Setelah itu, China membenahi mutu dan keselamatan maskapai penerbangan mereka. China Eastern termasuk maskapai dengan rekam jejak yang baik.
Cobaan bagi Boeing
Kecelakaan ini menambah masa sulit Boeing. Sebelumnya, perusahaan dari Amerika Serikat ini terlilit skandal Boeing 737 Max yang mengalami kecelakaan pada 2018 dan 2019, yaitu pada maskapai Lion Air di Indonesia dan Ethiopian Air di Etiopia. Jumlah korban tewas adalah 346 jiwa.

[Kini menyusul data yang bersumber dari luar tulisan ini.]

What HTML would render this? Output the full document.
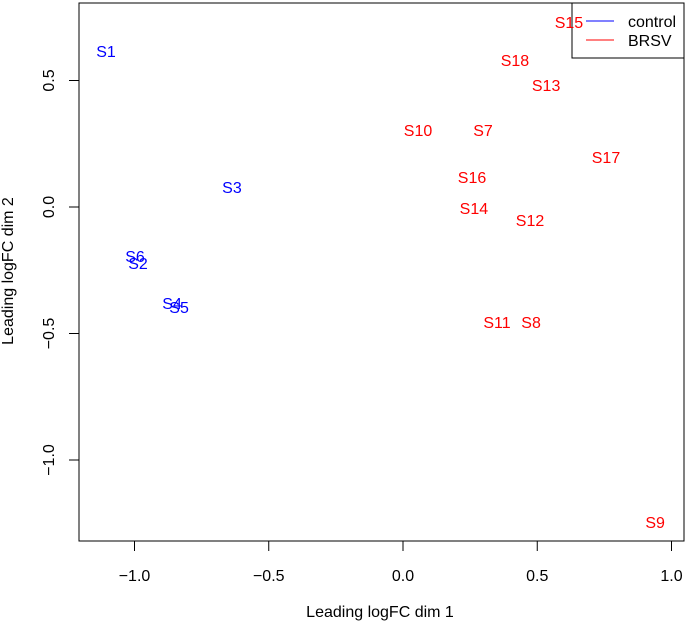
<!DOCTYPE html>
<html><head><meta charset="utf-8"><style>
html,body{margin:0;padding:0;background:#fff;}
svg{display:block;font-family:"Liberation Sans",Arial,sans-serif;}
</style></head><body>
<svg id="chart" width="685" height="626" viewBox="0 0 685 626">
<rect x="79" y="3" width="605" height="538" fill="none" stroke="#000" stroke-width="1"/>
<g id="xaxis"></g>
<g id="yaxis"></g>
<text x="380" y="617" font-size="16" text-anchor="middle">Leading logFC dim 1</text>
<text transform="translate(13,271) rotate(-90)" font-size="16" text-anchor="middle">Leading logFC dim 2</text>
<g>
<rect x="572" y="3" width="112" height="55" fill="none" stroke="#000"/>
<line x1="586" y1="21" x2="614" y2="21" stroke="blue"/>
<text x="628" y="27" font-size="16">control</text>
<line x1="586" y1="40" x2="614" y2="40" stroke="red"/>
<text x="628" y="46" font-size="16">BRSV</text>
</g>
<g id="points"></g>
</svg>
<script>
const labels = ["S1","S2","S3","S4","S5","S6","S7","S8","S9","S10","S11","S12","S13","S14","S15","S16","S17","S18"];
const groups = ["control","control","control","control","control","control","BRSV","BRSV","BRSV","BRSV","BRSV","BRSV","BRSV","BRSV","BRSV","BRSV","BRSV","BRSV"];
const dim1 = [-1.106,-0.987,-0.637,-0.86,-0.834,-0.998,0.298,0.477,0.939,0.056,0.35,0.473,0.533,0.264,0.618,0.257,0.756,0.417];
const dim2 = [0.617,-0.222,0.079,-0.379,-0.395,-0.194,0.304,-0.455,-1.245,0.304,-0.455,-0.051,0.482,-0.004,0.731,0.119,0.198,0.581];
const xTicks = [-1.0,-0.5,0.0,0.5,1.0];
const yTicks = [0.5,0.0,-0.5,-1.0];
const xTickLabels = ["\u22121.0","\u22120.5","0.0","0.5","1.0"];
const yTickLabels = ["0.5","0.0","\u22120.5","\u22121.0"];
function sx(v){return 403 + v*268.5;}
function sy(v){return 207 - v*253;}
const NS="http://www.w3.org/2000/svg";
const xa=document.getElementById('xaxis'), ya=document.getElementById('yaxis'), pts=document.getElementById('points');
function mk(tag,attrs,parent){const e=document.createElementNS(NS,tag);for(const k in attrs)e.setAttribute(k,attrs[k]);parent.appendChild(e);return e;}
mk('line',{x1:sx(xTicks[0]),x2:sx(xTicks[xTicks.length-1]),y1:541,y2:541,stroke:'#000'},xa);
xTicks.forEach((t,i)=>{
  const l=mk('line',{x1:sx(t),x2:sx(t),y1:541,y2:551,stroke:'#000'},xa);
  
  
  const tx=mk('text',{x:sx(t),y:581,'font-size':16,'text-anchor':'middle'},xa);
  tx.textContent=xTickLabels[i];
  
  
});
mk('line',{x1:79,x2:79,y1:sy(yTicks[0]),y2:sy(yTicks[yTicks.length-1]),stroke:'#000'},ya);
yTicks.forEach((t,i)=>{
  const l=mk('line',{x1:69,x2:79,y1:sy(t),y2:sy(t),stroke:'#000'},ya);
  
  
  const tx=mk('text',{transform:`translate(54,${sy(t)}) rotate(-90)`,'font-size':16,'text-anchor':'middle'},ya);
  tx.textContent=yTickLabels[i];
  
  
});
labels.forEach((s,i)=>{
  const tx=mk('text',{x:sx(dim1[i]),y:sy(dim2[i])+6,'font-size':16,'text-anchor':'middle',fill:groups[i]==='control'?'blue':'red'},pts);
  tx.textContent=s;
  
  
});
</script>
</body></html>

Gara-gara dua tragedi ini, seluruh Boeing 737 Max dilarang beroperasi. Penyelidikan mengungkapkan bahwa Boeing tidak memberi tahu maskapai dan pilot mengenai sejumlah fitur terbaru yang mereka masukkan ke pesawat sehingga saat terjadi gangguan sistem, pilot tidak bisa mengatasinya. Direktur Utama Boeing Dennis Muillenburg mengundurkan diri dan perusahaan mengalami kerugian 20 miliar dollar AS.

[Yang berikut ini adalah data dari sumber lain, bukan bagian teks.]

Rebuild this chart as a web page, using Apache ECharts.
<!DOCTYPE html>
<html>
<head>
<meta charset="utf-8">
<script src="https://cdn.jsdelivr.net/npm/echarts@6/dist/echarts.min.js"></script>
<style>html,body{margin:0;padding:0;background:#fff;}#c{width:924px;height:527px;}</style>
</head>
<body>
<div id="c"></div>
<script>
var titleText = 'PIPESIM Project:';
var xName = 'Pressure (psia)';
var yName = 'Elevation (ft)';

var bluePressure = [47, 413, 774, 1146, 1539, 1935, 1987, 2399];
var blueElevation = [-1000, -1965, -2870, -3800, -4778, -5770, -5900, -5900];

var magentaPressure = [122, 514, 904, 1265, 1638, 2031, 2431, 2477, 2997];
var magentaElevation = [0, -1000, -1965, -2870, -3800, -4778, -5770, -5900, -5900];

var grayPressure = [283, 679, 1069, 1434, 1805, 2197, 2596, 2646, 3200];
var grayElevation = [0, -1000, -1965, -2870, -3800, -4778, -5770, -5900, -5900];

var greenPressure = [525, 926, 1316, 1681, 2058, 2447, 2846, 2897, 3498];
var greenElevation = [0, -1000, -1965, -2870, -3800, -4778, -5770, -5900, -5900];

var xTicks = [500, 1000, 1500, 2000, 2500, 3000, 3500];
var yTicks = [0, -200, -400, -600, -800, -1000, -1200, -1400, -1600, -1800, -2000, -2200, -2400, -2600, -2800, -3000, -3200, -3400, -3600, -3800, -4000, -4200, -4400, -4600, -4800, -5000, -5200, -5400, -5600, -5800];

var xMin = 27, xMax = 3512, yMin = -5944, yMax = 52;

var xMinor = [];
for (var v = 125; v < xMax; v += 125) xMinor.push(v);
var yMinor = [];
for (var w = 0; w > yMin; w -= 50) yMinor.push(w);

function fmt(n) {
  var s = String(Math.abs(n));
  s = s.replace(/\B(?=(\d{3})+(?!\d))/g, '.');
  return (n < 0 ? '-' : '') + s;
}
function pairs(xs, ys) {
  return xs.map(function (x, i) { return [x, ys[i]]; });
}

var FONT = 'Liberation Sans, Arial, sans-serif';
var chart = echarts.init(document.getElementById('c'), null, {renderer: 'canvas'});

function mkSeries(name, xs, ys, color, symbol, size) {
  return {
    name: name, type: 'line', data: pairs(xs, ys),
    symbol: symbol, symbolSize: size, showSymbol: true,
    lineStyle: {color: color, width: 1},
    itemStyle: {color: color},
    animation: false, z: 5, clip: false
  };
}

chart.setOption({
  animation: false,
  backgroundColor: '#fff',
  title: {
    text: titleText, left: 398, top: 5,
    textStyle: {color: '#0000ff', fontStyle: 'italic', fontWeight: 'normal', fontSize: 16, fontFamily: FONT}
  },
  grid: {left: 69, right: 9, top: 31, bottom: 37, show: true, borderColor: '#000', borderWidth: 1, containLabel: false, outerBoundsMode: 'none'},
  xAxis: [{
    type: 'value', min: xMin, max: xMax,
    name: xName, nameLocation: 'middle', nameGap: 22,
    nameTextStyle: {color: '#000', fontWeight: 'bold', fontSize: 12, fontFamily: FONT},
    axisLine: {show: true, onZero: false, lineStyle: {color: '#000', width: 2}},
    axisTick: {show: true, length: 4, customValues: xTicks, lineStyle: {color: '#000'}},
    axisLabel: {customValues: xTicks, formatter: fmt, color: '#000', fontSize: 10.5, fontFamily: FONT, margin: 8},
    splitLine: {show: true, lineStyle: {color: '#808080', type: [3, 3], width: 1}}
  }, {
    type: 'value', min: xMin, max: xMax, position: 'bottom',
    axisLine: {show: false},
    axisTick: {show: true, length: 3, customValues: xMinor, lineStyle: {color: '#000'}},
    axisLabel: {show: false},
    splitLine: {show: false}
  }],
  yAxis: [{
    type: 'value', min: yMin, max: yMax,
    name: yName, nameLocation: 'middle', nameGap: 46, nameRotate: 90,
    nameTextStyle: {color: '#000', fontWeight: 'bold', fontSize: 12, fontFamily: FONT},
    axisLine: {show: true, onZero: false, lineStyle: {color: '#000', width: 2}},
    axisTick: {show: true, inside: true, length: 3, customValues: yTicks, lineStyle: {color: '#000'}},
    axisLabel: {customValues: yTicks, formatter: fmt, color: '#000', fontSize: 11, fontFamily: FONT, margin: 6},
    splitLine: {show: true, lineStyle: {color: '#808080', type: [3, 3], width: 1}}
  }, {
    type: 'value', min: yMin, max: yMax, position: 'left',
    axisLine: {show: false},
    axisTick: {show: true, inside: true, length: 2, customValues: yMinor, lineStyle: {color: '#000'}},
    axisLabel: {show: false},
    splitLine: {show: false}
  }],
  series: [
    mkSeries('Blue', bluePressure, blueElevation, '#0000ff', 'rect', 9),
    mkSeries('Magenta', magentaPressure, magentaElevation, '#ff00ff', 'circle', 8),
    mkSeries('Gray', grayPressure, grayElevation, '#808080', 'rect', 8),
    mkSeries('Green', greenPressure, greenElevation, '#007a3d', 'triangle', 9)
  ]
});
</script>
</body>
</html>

Pesawat yang jatuh kali ini adalah 737-800, salah satu dari seri Next Generation bersama Boeing 737-900. ”Ini generasi sebelum 737 Max dan secara global memiliki catatan yang baik,” kata Hassan Shahidi, Kepala Yayasan Keselamatan Penerbangan AS (ASF).
Berdasarkan data ASF, Boeing 737-800 diproduksi sejak 1998. Total ada 5.100 unit terjual. Selama itu, tercatat ada 22 kecelakaan dengan jumlah korban tewas 612 jiwa. Akan tetapi, kecelakaan itu tidak semuanya akibat masalah di pesawat. Ada peristiwa pesawat ditembak, seperti pesawat penumpang Ukraine International yang diduga ditembak oleh milisi revolusi Iran pada Januari 2020.
Secara garis besar, 737-800 adalah pesawat Boeing yang paling laku di dunia. Pengguna terbesarnya adalah China, AS, dan Irlandia. Di China ada 1.200 unit yang aktif. Maskapai China Airlines memiliki 109 unit 737-800 dari total 600 pesawat mereka. Untuk sementara ini China Airlines mengandangkan 737-800 mereka sampai penyelidikan selesai dan penyebab kecelakaan terungkap.
Direktur Utama Boeing David Calhoun mengatakan siap mengirim tim pakar ke China untuk membantu penyelidikan yang dipimpin oleh Pemerintah China. Dilansir dari Bloomberg, saham Boeing di bursa efek New York turun 3,6 persen. Pada 2022, total penurunan saham Boeing mencapai 7,7 persen.
”Perjuangan berat bagi Boeing membangun kembali reputasinya. Penumpang akan sangsi untuk terbang dengan pesawat mereka,” kata Cai von Rumohr, analis pasar untuk firma Cowen. (AP)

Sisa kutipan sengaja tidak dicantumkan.